• What you are asked to do:
Skipping all pictures, set down the lines of the listing from the first through the one with "return fig.add_axes([l /".

• Collected data:
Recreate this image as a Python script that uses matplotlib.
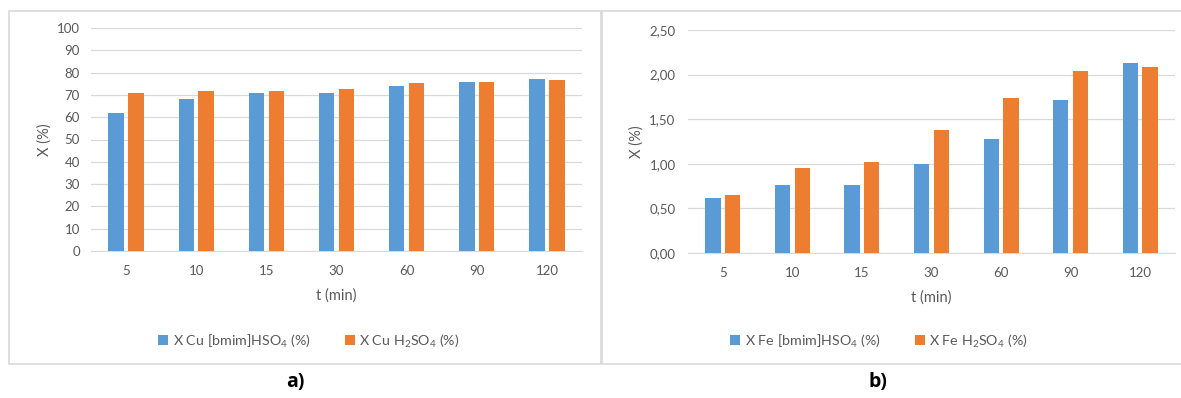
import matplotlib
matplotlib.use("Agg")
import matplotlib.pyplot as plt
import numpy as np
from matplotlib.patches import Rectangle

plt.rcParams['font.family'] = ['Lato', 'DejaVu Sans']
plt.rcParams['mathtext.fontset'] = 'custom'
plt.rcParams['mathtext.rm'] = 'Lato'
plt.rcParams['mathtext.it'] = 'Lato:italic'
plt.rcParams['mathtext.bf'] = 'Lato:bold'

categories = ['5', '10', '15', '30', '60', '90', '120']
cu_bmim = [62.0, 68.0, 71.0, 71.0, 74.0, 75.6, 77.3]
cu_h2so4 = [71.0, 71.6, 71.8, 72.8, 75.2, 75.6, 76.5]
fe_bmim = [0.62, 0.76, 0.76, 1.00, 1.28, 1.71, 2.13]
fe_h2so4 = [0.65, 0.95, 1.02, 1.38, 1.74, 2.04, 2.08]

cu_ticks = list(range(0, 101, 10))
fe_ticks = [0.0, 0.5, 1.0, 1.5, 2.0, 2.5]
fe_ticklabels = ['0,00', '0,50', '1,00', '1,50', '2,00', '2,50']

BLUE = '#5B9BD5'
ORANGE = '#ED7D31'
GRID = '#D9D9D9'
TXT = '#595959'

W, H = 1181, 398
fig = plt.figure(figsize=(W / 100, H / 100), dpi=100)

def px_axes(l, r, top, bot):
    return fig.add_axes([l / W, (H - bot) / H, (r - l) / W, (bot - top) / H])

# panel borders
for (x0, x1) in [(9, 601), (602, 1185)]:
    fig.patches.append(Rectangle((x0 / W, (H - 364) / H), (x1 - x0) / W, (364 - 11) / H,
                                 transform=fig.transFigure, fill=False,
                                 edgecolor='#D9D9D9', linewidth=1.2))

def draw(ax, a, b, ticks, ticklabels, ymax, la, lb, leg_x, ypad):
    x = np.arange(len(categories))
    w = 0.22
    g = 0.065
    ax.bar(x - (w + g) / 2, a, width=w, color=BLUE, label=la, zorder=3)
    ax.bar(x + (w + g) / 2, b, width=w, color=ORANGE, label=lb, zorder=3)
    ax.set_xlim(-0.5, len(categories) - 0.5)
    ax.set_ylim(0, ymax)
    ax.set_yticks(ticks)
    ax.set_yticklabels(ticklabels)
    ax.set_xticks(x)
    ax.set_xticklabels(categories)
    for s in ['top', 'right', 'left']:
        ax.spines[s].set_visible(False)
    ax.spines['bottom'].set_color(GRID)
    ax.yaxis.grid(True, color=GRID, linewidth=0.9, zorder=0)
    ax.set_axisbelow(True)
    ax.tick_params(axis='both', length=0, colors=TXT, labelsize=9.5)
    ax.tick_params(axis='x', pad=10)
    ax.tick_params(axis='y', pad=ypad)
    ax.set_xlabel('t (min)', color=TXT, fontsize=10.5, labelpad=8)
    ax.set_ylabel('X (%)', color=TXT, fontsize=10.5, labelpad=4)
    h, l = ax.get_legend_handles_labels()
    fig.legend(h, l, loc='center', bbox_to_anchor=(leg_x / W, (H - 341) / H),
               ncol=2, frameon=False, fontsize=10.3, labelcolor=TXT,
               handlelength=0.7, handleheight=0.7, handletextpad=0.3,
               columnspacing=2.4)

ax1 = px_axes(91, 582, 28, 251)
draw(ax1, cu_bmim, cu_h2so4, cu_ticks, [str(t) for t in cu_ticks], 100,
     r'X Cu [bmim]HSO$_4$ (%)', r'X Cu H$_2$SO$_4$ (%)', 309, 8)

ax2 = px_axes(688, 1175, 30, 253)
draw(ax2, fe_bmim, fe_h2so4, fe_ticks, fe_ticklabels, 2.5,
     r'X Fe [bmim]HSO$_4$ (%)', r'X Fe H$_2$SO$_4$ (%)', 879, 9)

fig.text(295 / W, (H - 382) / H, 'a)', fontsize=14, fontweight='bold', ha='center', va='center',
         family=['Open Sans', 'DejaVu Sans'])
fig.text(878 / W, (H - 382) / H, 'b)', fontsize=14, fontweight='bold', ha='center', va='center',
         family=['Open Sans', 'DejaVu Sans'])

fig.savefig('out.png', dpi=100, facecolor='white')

• Exercise solution:
Recreate this image as a Python script that uses matplotlib.
import matplotlib
matplotlib.use("Agg")
import matplotlib.pyplot as plt
import numpy as np
from matplotlib.patches import Rectangle

plt.rcParams['font.family'] = ['Lato', 'DejaVu Sans']
plt.rcParams['mathtext.fontset'] = 'custom'
plt.rcParams['mathtext.rm'] = 'Lato'
plt.rcParams['mathtext.it'] = 'Lato:italic'
plt.rcParams['mathtext.bf'] = 'Lato:bold'

categories = ['5', '10', '15', '30', '60', '90', '120']
cu_bmim = [62.0, 68.0, 71.0, 71.0, 74.0, 75.6, 77.3]
cu_h2so4 = [71.0, 71.6, 71.8, 72.8, 75.2, 75.6, 76.5]
fe_bmim = [0.62, 0.76, 0.76, 1.00, 1.28, 1.71, 2.13]
fe_h2so4 = [0.65, 0.95, 1.02, 1.38, 1.74, 2.04, 2.08]

cu_ticks = list(range(0, 101, 10))
fe_ticks = [0.0, 0.5, 1.0, 1.5, 2.0, 2.5]
fe_ticklabels = ['0,00', '0,50', '1,00', '1,50', '2,00', '2,50']

BLUE = '#5B9BD5'
ORANGE = '#ED7D31'
GRID = '#D9D9D9'
TXT = '#595959'

W, H = 1181, 398
fig = plt.figure(figsize=(W / 100, H / 100), dpi=100)

def px_axes(l, r, top, bot):
    return fig.add_axes([l / W, (H - bot) / H, (r - l) / W, (bot - top) / H])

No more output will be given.